Nothing better exemplifies the old adage "bad facts make bad law" than the lock-step response of most courts to the Brunner decision. In Brunner, the debtor received a bachelor's degree in social work in 1979 and a master's degree in 1982. Seven months after receiving her master's degree, she filed for bankruptcy under Chapter 7, and her outstanding debts were discharged, exclusive of $9,000 in student loans.
Representing herself in court, Brunner sought to discharge the student loan debt. The bankruptcy judge dismissed the obligation in an oral ruling. The New York State Higher Education Services Corporation, the guarantor of the loans, appealed the decision and obtained a reversal by the district court. Ultimately, the second circuit affirmed and embraced a rigid three-prong approach to determine whether an undue hardship exists. First, the burden must be so great that the debtor cannot maintain, based on current income and expenses, a minimal standard of living for herself and her dependents if forced to repay the loans. Second, additional circumstances must indicate that this state of affairs is likely to persist. Lastly, the debtor must have made good faith efforts to repay the loans.
The second circuit agreed that Brunner did not satisfy these criteria. In context, the decision is sensible. The amount of debt was not exceedingly high and Brunner sought a discharge within months of graduating, opting not to make meaningful repayment efforts.
What is troubling is that six circuit courts of appeal and dozens of bankruptcy courts continue to apply the Brunner standards in today's challenging financial environment. As it stands now, a debtor needs to show some disabling infirmity or condition of utter hopelessness in order to discharge student loan debt.
This is not to disparage the judges on these courts. I too must apply Brunner as it remains the law in the circuit in which I sit. Other judges may in fact feel, as I do, that the time is right to re-evaluate theBrunner standards. While it is possible for the courts of appeals to reconsider Brunner, a debtor would first have to have the resources and commitment to pursue an appeal to the highest appellate level short of the U.S. Supreme Court. A borrower struggling under a mountain of student loan debt is an unlikely candidate for this possibly quixotic venture.
I suggest the answer resides in Congress, which with little effort can amend the bankruptcy code to incorporate a less harsh and rigid definition of undue hardship or reinstate a reasonable waiting period.

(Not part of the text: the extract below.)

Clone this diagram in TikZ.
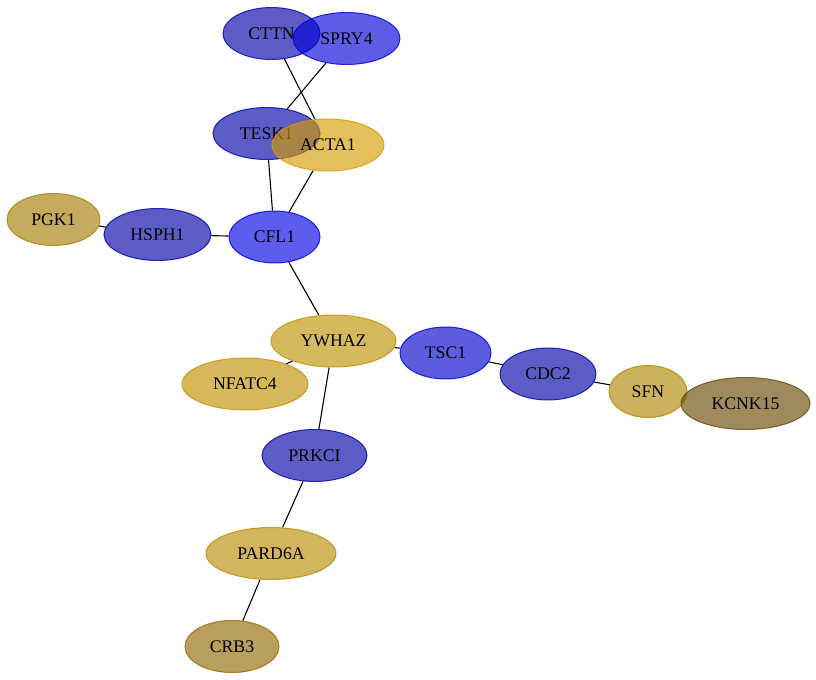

I offer Congress an additional clue: look to the more flexible standard for undue hardship employed by Congress under the Bankruptcy Abuse and Consumer Protection Act of 2005. In short, Congress mandated that a debtor is not permitted to reaffirm debts — that is, agree to pay debts otherwise subject to discharge under bankruptcy — if those debts pose an undue hardship. In this case, undue hardship is defined as a situation in which a debtor's monthly net income simply is not enough to permit payment of the specific debt. Why not apply this standard when deciding whether the discharge of education loans is warranted?
In the end, it would be better for the country and the economy as a whole if individuals who have made reasonable efforts to repay education loans were permitted to discharge them under certain conditions. Once free from these obligations, individuals would be in a better position to actively contribute to the economy. Not only would they enhance our country's economic fabric by purchasing homes and consumer goods, they would be able to save for retirement and long-term care needs — thereby reducing the risk of future crises.
The Honorable Michael B. Kaplan is a bankruptcy judge for the district of New Jersey in Trenton. Prior to taking the bench, Judge Kaplan served as a Standing Chapter 13 Bankruptcy Trustee.